Passive House eclipses the BC Building Code in Ice Box Challenge

code ice is losing its shape vs PH ice

BC Building Code box ice, on right, lost about 40 per cent more volume during Ice Box Challenge than the Passive House box ice.

When our members Shaun St-Amour and Chris Hill opened the Ice Box Challenge ice boxes on Vancouver’s Olympic Village Square on August 14, they revealed how high-performance design and construction yields energy-efficient benefits even during a summer heatwave.

On July 27, we launched Ice Box Challenge by loading one tonne of ice into each of two small structures on the Vancouver waterfront. One structure was built to the BC Building Code. The other was insulated to the Passive House Standard. We then left both boxes to sit in the sun on the Vancouver waterfront for 18 days.

On August 14, we opened the boxes before an audience of about 100 Passive House supporters, media and curious onlookers. Josh Usher of MistyWest, the Vancouver-based company that monitored the ice box performance throughout the event, announced the weights of the remaining ice to the 100 expectant and curious people: 639 kilograms of ice remained in the Passive House box. Only 407 kg of ice remained n the B.C. Building Code box.

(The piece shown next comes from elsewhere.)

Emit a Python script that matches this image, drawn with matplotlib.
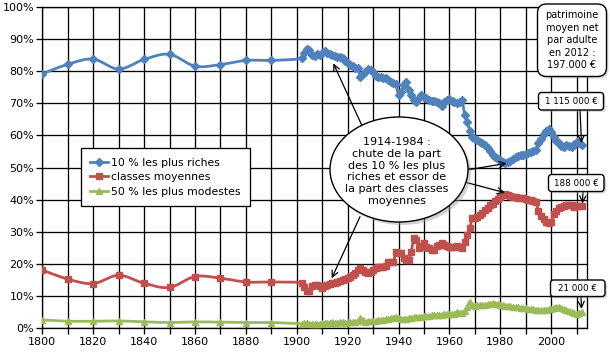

A high-pressure ridge had settled over the region soon after July 27, challenging each of the building standards to perform under heat-wave conditions. While the temperature inside each box varied by less than a couple of degrees on any day, it was clear when the boxes were opened that the extra insulation in the walls, floor and ceiling of the Passive House box, along with its northward-oriented window made a clear difference. The ice inside the Passive House box was still a solid, straight-edged block. the normal-insulated Code box had had absorb far more heat coming through the structure’s walls and roof—the top layer of ice was only about 5-10 cm thick, and the sides of the ice blocks had lost their sharp, straight edges as well as a lot of volume around the sides.

As part of Ice Box Challenge, we had invited members of the public to submit their guesses of how much ice would remain in the boxes. Alex Yakovenko won the Ice Box Challenge competition’s first prize, a Whistler getaway with a tour of Whistler-area Passive House buildings. Bernadette Zuniga won a one-year Science World membership.

In the end, however, the biggest winners of the Ice Box Challenge are the Passive House community. The event was held to raise awareness of the benefits and affordability of high-performance buildings among Vancouver-area residents. Significant coverage of the event by online and traditional media got the word out, while social media extended the event’s reach within and beyond B.C. Since the event started, Seattle has contacted us for information to help them host their own Ice Box Challenge later this year, and New Zealand is also planning a similar event.

Ice Box Challenge was run by Passive House Canada, with support from the City of Vancouver, Vancity and members of the local design and construction industry. We thank everyone who volunteered time, donated materials, supplies and expertise, and who cheered the project along.

Aug 14 speakers next to code ice

Our speakers, special guests and wrap-up construction crew, during Ice Box Challenge final event, August 14, 2017: CHBA-BC President Lynn Harrison, Passive House-certified architect Sandra Rohler, CHBA-BC CEO Neil Moody, Passive House CEO Rob Bernhardt, Chris Hill of Ritchie Construction, City of Vancouver Acting Director of Sustainability Doug Smith, Shaun St-Amour of Footprint Sustainable Housing Corp.